Marketing vs. Standards Reality

The word “cobot” remains powerful in commercial discourse. It signals flexibility, ease of deployment, and human-centric design. The market category will not disappear simply because ISO language evolved.

But the standards body’s correction is a reminder: marketing shorthand cannot override safety doctrine.

A robot does not become collaborative because it is lightweight or painted green. It becomes part of a collaborative application when its use case satisfies measured safety criteria.

Practical Takeaways

A robot cannot be responsible for ensuring human workers behave appropriately. However, a collaborative application can be designed to support appropriate human behavior, provide feedback and warnings, make hazards visible, and structure work procedures to minimize risks arising from human variability and error.

1. No robot is inherently collaborative.

2. Safety is established at the application level.

3. Validation requires measurement, not assumption.

4. Marketing terminology does not substitute for risk assessment.

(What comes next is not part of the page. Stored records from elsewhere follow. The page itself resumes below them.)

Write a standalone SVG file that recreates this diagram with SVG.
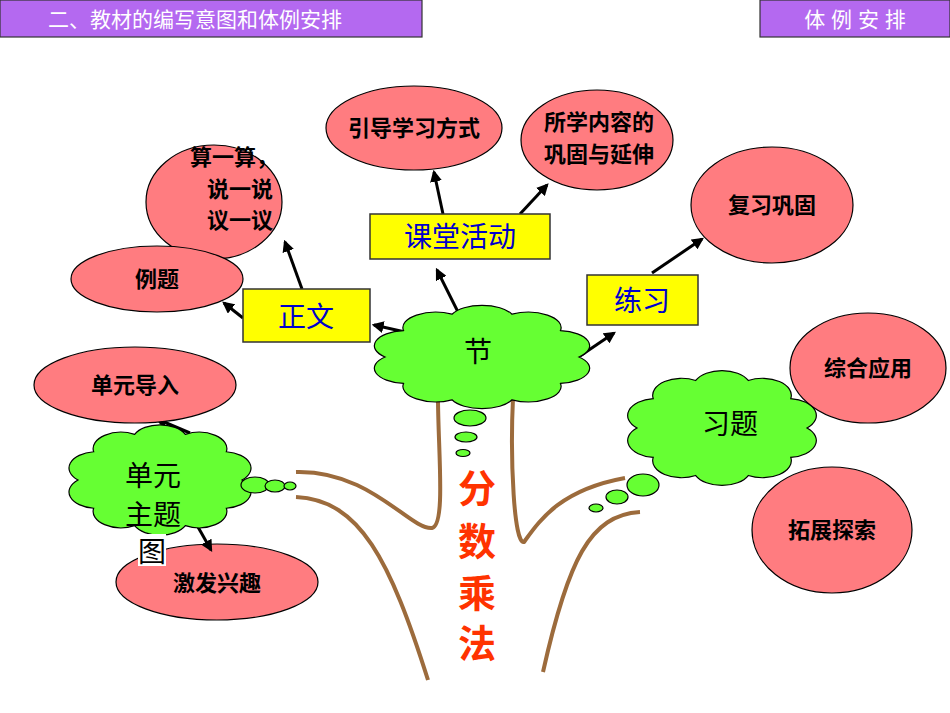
<svg xmlns="http://www.w3.org/2000/svg" width="950" height="713" viewBox="0 0 950 713">
<defs>
<style>
.el{fill:#ff7c80;stroke:#000;stroke-width:1.2}
.cl{fill:#66ff33;stroke:#000;stroke-width:1.2}
.bx{fill:#ffff00;stroke:#333;stroke-width:1.5}
.hd{fill:#b469f0;stroke:#333;stroke-width:1.2}
.et{font-family:"Liberation Sans","Noto Sans CJK SC",sans-serif;font-size:22px;font-weight:bold;fill:#000;text-anchor:middle}
.bt{font-family:"Liberation Sans","Noto Sans CJK SC",sans-serif;font-size:28px;fill:#0000cc;text-anchor:middle}
.ct{font-family:"Liberation Sans","Noto Sans CJK SC",sans-serif;font-size:28px;fill:#000;text-anchor:middle}
.ht{font-family:"Liberation Sans","Noto Sans CJK SC",sans-serif;font-size:21px;fill:#fff}
.tr{fill:none;stroke:#9c6b3c;stroke-width:4}
.ar{stroke:#000;stroke-width:3;fill:none;marker-end:url(#ah)}
</style>
<marker id="ah" viewBox="0 0 10 10" refX="8" refY="5" markerWidth="4" markerHeight="4" orient="auto"><path d="M0,0L10,5L0,10z" fill="#000"/></marker>
</defs>
<rect width="950" height="713" fill="#fff"/>
<g id="header">
<rect class="hd" x="0" y="0" width="422" height="37"/>
<text class="ht" x="48" y="27">二、教材的编写意图和体例安排</text>
<rect class="hd" x="760" y="0" width="190" height="37"/>
<text class="ht" x="855" y="27" text-anchor="middle" font-size="22">体 例 安 排</text>
</g>
<g id="trunk">
<path class="tr" d="M438,398C438,450 446,525 432,528C410,530 370,470 296,472"/>
<path class="tr" d="M296,497C360,500 390,560 428,680"/>
<path class="tr" d="M513,398C510,460 514,545 524,542C540,520 560,490 625,478"/>
<path class="tr" d="M640,512C590,515 568,560 543,672"/>
</g>
<g id="n-jifa"><ellipse class="el" cx="217" cy="582" rx="101" ry="38"/><text class="et" x="217" y="591">激发兴趣</text></g>
<g id="connectors">
<line class="ar" x1="243" y1="318" x2="224" y2="303"/>
<line class="ar" x1="302" y1="289" x2="285" y2="242"/>
<line class="ar" x1="443" y1="214" x2="434" y2="172"/>
<line class="ar" x1="520" y1="214" x2="547" y2="185"/>
<line class="ar" x1="405" y1="332" x2="374" y2="325"/>
<line class="ar" x1="458" y1="312" x2="437" y2="270"/>
<line class="ar" x1="580" y1="356" x2="614" y2="333"/>
<line class="ar" x1="652" y1="273" x2="702" y2="239"/>
<line class="ar" x1="190" y1="433" x2="157" y2="419"/>
<line class="ar" x1="198" y1="527" x2="211" y2="550"/>
</g>
<g id="n-jie">
<path class="cl" vector-effect="non-scaling-stroke" transform="translate(482,357) scale(97,45)" d="M1,0A.34,.34 0 0 1 .809,.588A.34,.34 0 0 1 .309,.951A.34,.34 0 0 1 -.309,.951A.34,.34 0 0 1 -.809,.588A.34,.34 0 0 1 -1,0A.34,.34 0 0 1 -.809,-.588A.34,.34 0 0 1 -.309,-.951A.34,.34 0 0 1 .309,-.951A.34,.34 0 0 1 .809,-.588A.34,.34 0 0 1 1,0Z"/>
<ellipse class="cl" cx="470" cy="418" rx="16" ry="8"/>
<ellipse class="cl" cx="466" cy="437" rx="11" ry="5"/>
<ellipse class="cl" cx="463" cy="453" rx="7" ry="3.5"/>
<text class="ct" x="478" y="362" font-size="26">节</text>
</g>
<g id="n-danyuan">
<path class="cl" vector-effect="non-scaling-stroke" transform="translate(160,480) scale(82,48)" d="M1,0A.34,.34 0 0 1 .809,.588A.34,.34 0 0 1 .309,.951A.34,.34 0 0 1 -.309,.951A.34,.34 0 0 1 -.809,.588A.34,.34 0 0 1 -1,0A.34,.34 0 0 1 -.809,-.588A.34,.34 0 0 1 -.309,-.951A.34,.34 0 0 1 .309,-.951A.34,.34 0 0 1 .809,-.588A.34,.34 0 0 1 1,0Z"/>
<ellipse class="cl" cx="255" cy="485" rx="14" ry="8"/>
<ellipse class="cl" cx="275" cy="486" rx="10" ry="6"/>
<ellipse class="cl" cx="290" cy="486" rx="6" ry="4"/>
<text class="ct" x="153" y="486" font-size="30">单元</text>
<text class="ct" x="153" y="525" font-size="30">主题</text>
<rect x="138" y="534" width="28" height="32" fill="#fff"/>
<text class="ct" x="152" y="562" font-size="30">图</text>
</g>
<g id="n-xiti">
<path class="cl" vector-effect="non-scaling-stroke" transform="translate(722,428) scale(85,50)" d="M1,0A.34,.34 0 0 1 .809,.588A.34,.34 0 0 1 .309,.951A.34,.34 0 0 1 -.309,.951A.34,.34 0 0 1 -.809,.588A.34,.34 0 0 1 -1,0A.34,.34 0 0 1 -.809,-.588A.34,.34 0 0 1 -.309,-.951A.34,.34 0 0 1 .309,-.951A.34,.34 0 0 1 .809,-.588A.34,.34 0 0 1 1,0Z"/>
<ellipse class="cl" cx="643" cy="485" rx="16" ry="11"/>
<ellipse class="cl" cx="617" cy="497" rx="11" ry="7"/>
<ellipse class="cl" cx="596" cy="508" rx="7" ry="4"/>
<text class="ct" x="730" y="434">习题</text>
</g>
<g id="n-zhengwen"><rect class="bx" x="243" y="289" width="127" height="53"/><text class="bt" x="306" y="327">正文</text></g>
<g id="n-ketang"><rect class="bx" x="370" y="214" width="180" height="45"/><text class="bt" x="460" y="247">课堂活动</text></g>
<g id="n-lianxi"><rect class="bx" x="587" y="275" width="111" height="50"/><text class="bt" x="642" y="311">练习</text></g>
<g id="n-yindao"><ellipse class="el" cx="414" cy="128" rx="88" ry="42"/><text class="et" x="414" y="136">引导学习方式</text></g>
<g id="n-suoxue"><ellipse class="el" cx="597" cy="140" rx="76" ry="50"/><text class="et" x="599" y="130">所学内容的</text><text class="et" x="599" y="162">巩固与延伸</text></g>
<g id="n-suan"><ellipse class="el" cx="214" cy="202" rx="68" ry="57"/><text class="et" x="234" y="165">算一算，</text><text class="et" x="240" y="197">说一说</text><text class="et" x="240" y="228">议一议</text></g>
<g id="n-liti"><ellipse class="el" cx="157" cy="279" rx="86" ry="33"/><text class="et" x="157" y="287">例题</text></g>
<g id="n-fuxi"><ellipse class="el" cx="772" cy="205" rx="81" ry="58"/><text class="et" x="772" y="213">复习巩固</text></g>
<g id="n-zonghe"><ellipse class="el" cx="868" cy="368" rx="78" ry="55"/><text class="et" x="868" y="376">综合应用</text></g>
<g id="n-tuozhan"><ellipse class="el" cx="832" cy="530" rx="80" ry="63"/><text class="et" x="832" y="538">拓展探索</text></g>
<g id="n-daoru"><ellipse class="el" cx="135" cy="385" rx="101" ry="38"/><text class="et" x="135" y="393">单元导入</text></g>
<g id="title" font-family="Liberation Sans,Noto Sans CJK SC,sans-serif" font-size="38" font-weight="bold" fill="#ff3300" text-anchor="middle">
<text x="477" y="502">分</text><text x="477" y="555">数</text><text x="477" y="607">乘</text><text x="477" y="657">法</text>
</g>
</svg>
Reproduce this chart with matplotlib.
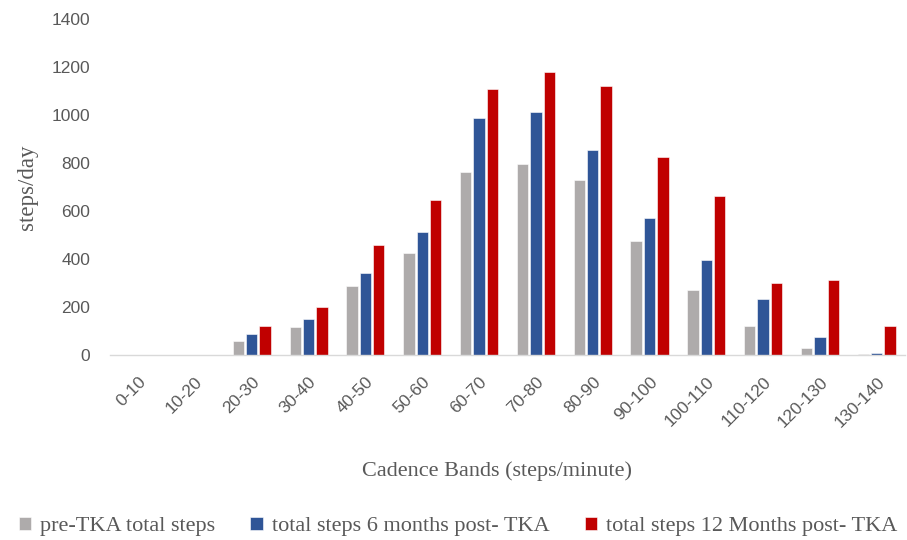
import numpy as np
import matplotlib as mpl
mpl.use('Agg')
import matplotlib.pyplot as plt

# Cadence bands (steps/minute) and steps/day per band
bands = ["0-10", "10-20", "20-30", "30-40", "40-50", "50-60", "60-70",
         "70-80", "80-90", "90-100", "100-110", "110-120", "120-130", "130-140"]
pre_tka = [0, 0, 57, 115, 287, 425, 763, 794, 729, 473, 269, 119, 28, 5]
post_6m = [0, 0, 85, 150, 340, 512, 989, 1012, 854, 569, 396, 232, 74, 6]
post_12m = [0, 0, 122, 200, 456, 647, 1107, 1179, 1120, 825, 661, 298, 313, 121]

series_names = ["pre-TKA total steps", "total steps 6 months post- TKA",
                "total steps 12 Months post- TKA"]
colors = ["#AEABAB", "#2F5597", "#C00000"]

serif = "Liberation Serif"
sans = "Liberation Sans"

fig = plt.figure(figsize=(9.07, 5.4), dpi=100)
ax = fig.add_axes([0.121, 0.343, 0.877, 0.622])

x = np.arange(len(bands))
width = 0.2
gap = 0.035
for i, (vals, name, col) in enumerate(zip([pre_tka, post_6m, post_12m], series_names, colors)):
    offs = (i - 1) * (width + gap)
    ax.bar(x + offs, vals, width=width, color=col, edgecolor="white",
           linewidth=0.4, label=name)

ax.set_xlim(-0.5, len(bands) - 0.5)
ax.set_ylim(0, 1400)
ax.set_yticks(np.arange(0, 1401, 200))
ax.tick_params(axis="both", length=0, colors="#595959", labelsize=12.5)
for lab in ax.get_yticklabels():
    lab.set_family(sans)
ax.tick_params(axis="y", pad=14)

ax.set_xticks(x)
ax.set_xticklabels(bands, rotation=45, ha="right", rotation_mode="anchor",
                   family=sans, fontsize=12.5, color="#595959")
ax.tick_params(axis="x", pad=14)

for s in ["top", "right", "left"]:
    ax.spines[s].set_visible(False)
ax.spines["bottom"].set_color("#D9D9D9")
ax.spines["bottom"].set_linewidth(1.0)

ax.set_ylabel("steps/day", family=serif, fontsize=16.5, color="#595959", labelpad=10)
fig.text(0.548, 0.128, "Cadence Bands (steps/minute)", family=serif, fontsize=16,
         color="#595959", ha="center", va="center")

handles, labels = ax.get_legend_handles_labels()
leg = fig.legend(handles, labels, loc="lower center", bbox_to_anchor=(0.505, -0.03),
                 ncol=3, frameon=False, handlelength=0.55, handleheight=0.55,
                 handletextpad=0.4, columnspacing=1.6,
                 prop={"family": serif, "size": 16})
for t in leg.get_texts():
    t.set_color("#595959")

fig.savefig("out.png", dpi=100)
plt.close()
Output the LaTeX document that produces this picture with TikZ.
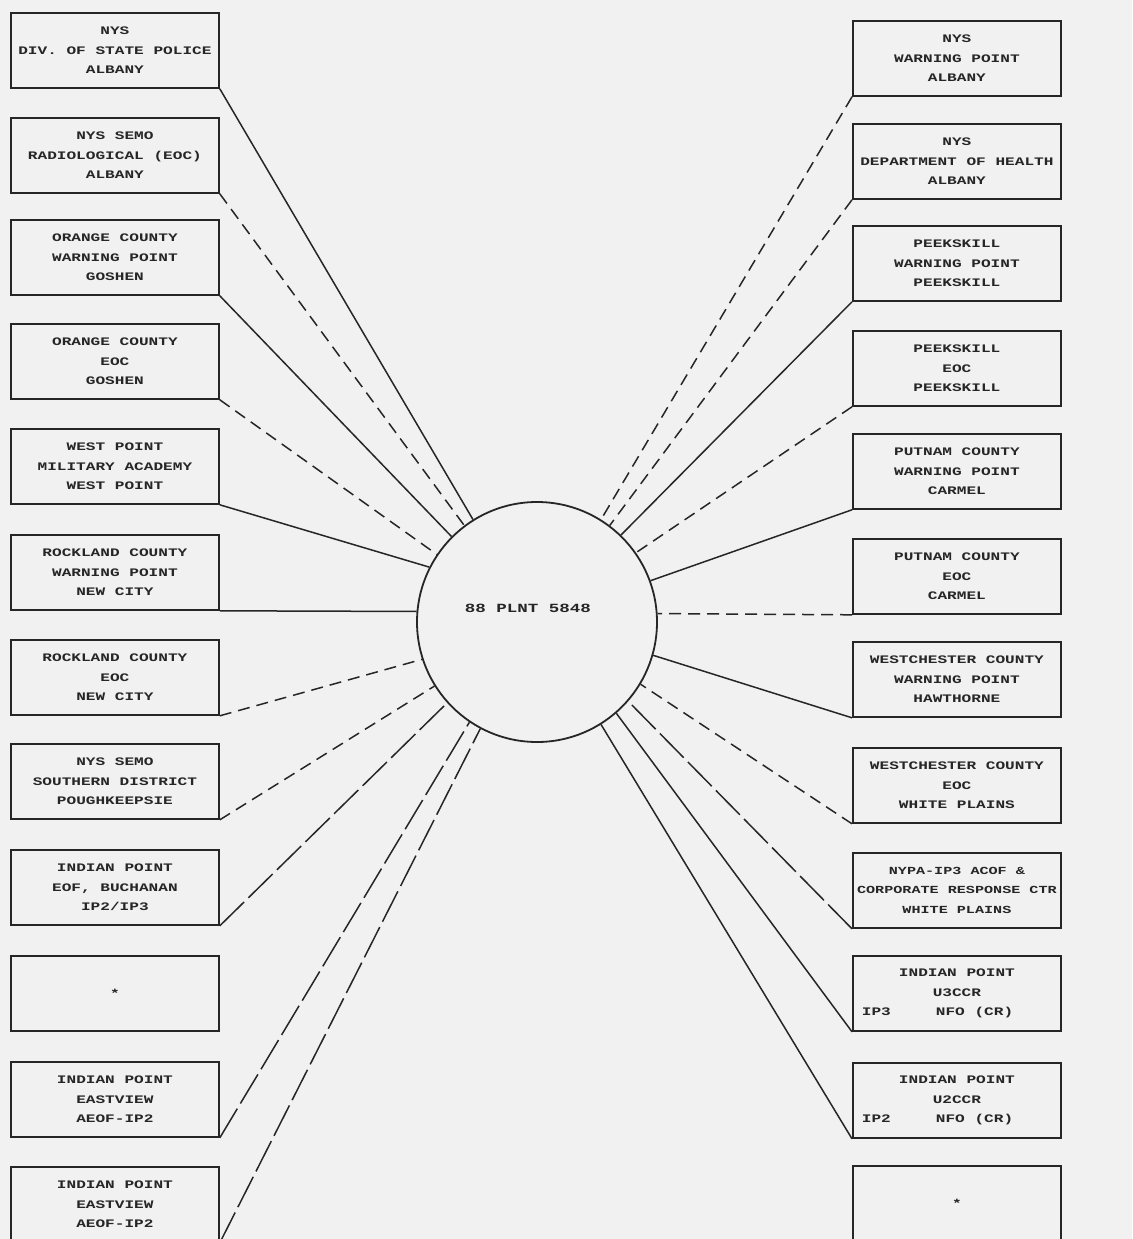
\documentclass[tikz,border=0pt]{standalone}
\usepackage{fontspec}
\newfontfamily\boxfont[FakeStretch=1.4]{Liberation Mono}
\definecolor{paper}{RGB}{241,241,241}
\definecolor{ink}{RGB}{38,38,38}

\begin{document}
\begin{tikzpicture}[x=1pt,y=-1pt]
   \tikzstyle{every node}=[font=\boxfont\bfseries\fontsize{11.5}{19.5}\selectfont, text=ink]
   \tikzstyle{agency}=[draw=ink, line width=1.8pt, rectangle, anchor=north west, minimum width=208pt, minimum height=75pt, align=center, inner sep=0pt]
   \tikzstyle{solidlink}=[draw=ink, line width=1.5pt]
   \tikzstyle{dashlink}=[solidlink, dash pattern=on 12pt off 7pt]
   \tikzstyle{longlink}=[solidlink, dash pattern=on 34pt off 6pt]

\fill[paper] (0,0) rectangle (1132,1239);
\useasboundingbox (0,0) rectangle (1132,1239);

% the plant in the middle
\node[draw=ink, circle, line width=1.8pt, minimum size=240pt] (plant) at (537,622) {};
\node[font=\boxfont\bfseries\fontsize{12.5}{14}\selectfont] (plantname) at (528,608) {88 PLNT 5848};

% left column
\node[agency] (L1) at (10,12) {NYS\\DIV. OF STATE POLICE\\ALBANY};
\node[agency] (L2) at (10,117) {NYS SEMO\\RADIOLOGICAL (EOC)\\ALBANY};
\node[agency] (L3) at (10,219) {ORANGE COUNTY\\WARNING POINT\\GOSHEN};
\node[agency] (L4) at (10,323) {ORANGE COUNTY\\EOC\\GOSHEN};
\node[agency] (L5) at (10,428) {WEST POINT\\MILITARY ACADEMY\\WEST POINT};
\node[agency] (L6) at (10,534) {ROCKLAND COUNTY\\WARNING POINT\\NEW CITY};
\node[agency] (L7) at (10,639) {ROCKLAND COUNTY\\EOC\\NEW CITY};
\node[agency] (L8) at (10,743) {NYS SEMO\\SOUTHERN DISTRICT\\POUGHKEEPSIE};
\node[agency] (L9) at (10,849) {INDIAN POINT\\EOF, BUCHANAN\\IP2/IP3};
\node[agency] (L10) at (10,955) {*};
\node[agency] (L11) at (10,1061) {INDIAN POINT\\EASTVIEW\\AEOF-IP2};
\node[agency] (L12) at (10,1166) {INDIAN POINT\\EASTVIEW\\AEOF-IP2};

% right column
\node[agency] (R1) at (852,20) {NYS\\WARNING POINT\\ALBANY};
\node[agency] (R2) at (852,123) {NYS\\DEPARTMENT OF HEALTH\\ALBANY};
\node[agency] (R3) at (852,225) {PEEKSKILL\\WARNING POINT\\PEEKSKILL};
\node[agency] (R4) at (852,330) {PEEKSKILL\\EOC\\PEEKSKILL};
\node[agency] (R5) at (852,433) {PUTNAM COUNTY\\WARNING POINT\\CARMEL};
\node[agency] (R6) at (852,538) {PUTNAM COUNTY\\EOC\\CARMEL};
\node[agency] (R7) at (852,641) {WESTCHESTER COUNTY\\WARNING POINT\\HAWTHORNE};
\node[agency] (R8) at (852,747) {WESTCHESTER COUNTY\\EOC\\WHITE PLAINS};
\node[agency, font=\boxfont\bfseries\fontsize{10.8}{19.5}\selectfont] (R9) at (852,852) {NYPA-IP3 ACOF \&\\CORPORATE RESPONSE CTR\\WHITE PLAINS};
\node[agency] (R10) at (852,955) {INDIAN POINT\\U3CCR\\\makebox[190pt][l]{IP3\hspace{45pt}NFO (CR)}};
\node[agency] (R11) at (852,1062) {INDIAN POINT\\U2CCR\\\makebox[190pt][l]{IP2\hspace{45pt}NFO (CR)}};
\node[agency] (R12) at (852,1165) {*};

% links to the plant
\draw[solidlink] (L1.south east) -- (plant.122);
\draw[dashlink] (L2.south east) -- (plant.127);
\draw[solidlink] (L3.south east) -- (plant.135);
\draw[dashlink] (L4.south east) -- (plant.146);
\draw[solidlink] (L5.south east) -- (plant.153);
\draw[solidlink] (L6.south east) -- (plant.175);
\draw[dashlink] (L7.south east) -- (plant.198);
\draw[dashlink] (L8.south east) -- (plant.212);
\draw[longlink] (L9.south east) -- (plant.222);
\draw[longlink] (L11.south east) -- (plant.236);
\draw[longlink] (L12.south east) -- (plant.242);

\draw[dashlink] (R1.south west) -- (plant.58);
\draw[dashlink] (R2.south west) -- (plant.53);
\draw[solidlink] (R3.south west) -- (plant.46);
\draw[dashlink] (R4.south west) -- (plant.35);
\draw[solidlink] (R5.south west) -- (plant.20);
\draw[dashlink] (R6.south west) -- (plant.4);
\draw[solidlink] (R7.south west) -- (plant.-16);
\draw[dashlink] (R8.south west) -- (plant.-31);
\draw[longlink] (R9.south west) -- (plant.-41);
\draw[solidlink] (R10.south west) -- (plant.-49);
\draw[solidlink] (R11.south west) -- (plant.-58);

\end{tikzpicture}
\end{document}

5. Responsibility spans manufacturer, integrator, and user.

The removal of “collaborative robot” and “collaborative operation” may seem minor. It is not. It codifies a fundamental truth: safety is emergent from system design.

The revised ISO 10218 clarifies what experienced safety engineers have long understood. Robots do not carry collaborative properties in isolation. Collaboration is not embedded in hardware; it is engineered into context.

By replacing “collaborative robot” with “collaborative application,” the standard anchors responsibility in design, validation, and documented evidence. Only the actual use of the robot—its tasks, tools, speeds, payloads, and workspace—can be tested and confirmed as collaborative.

The terminology now reflects the physics.

In doing so, the standard strengthens the discipline of human-robot interaction and reduces the gap between marketing language and engineering reality. Collaboration, properly understood, is not a product label. It is a verified condition of use.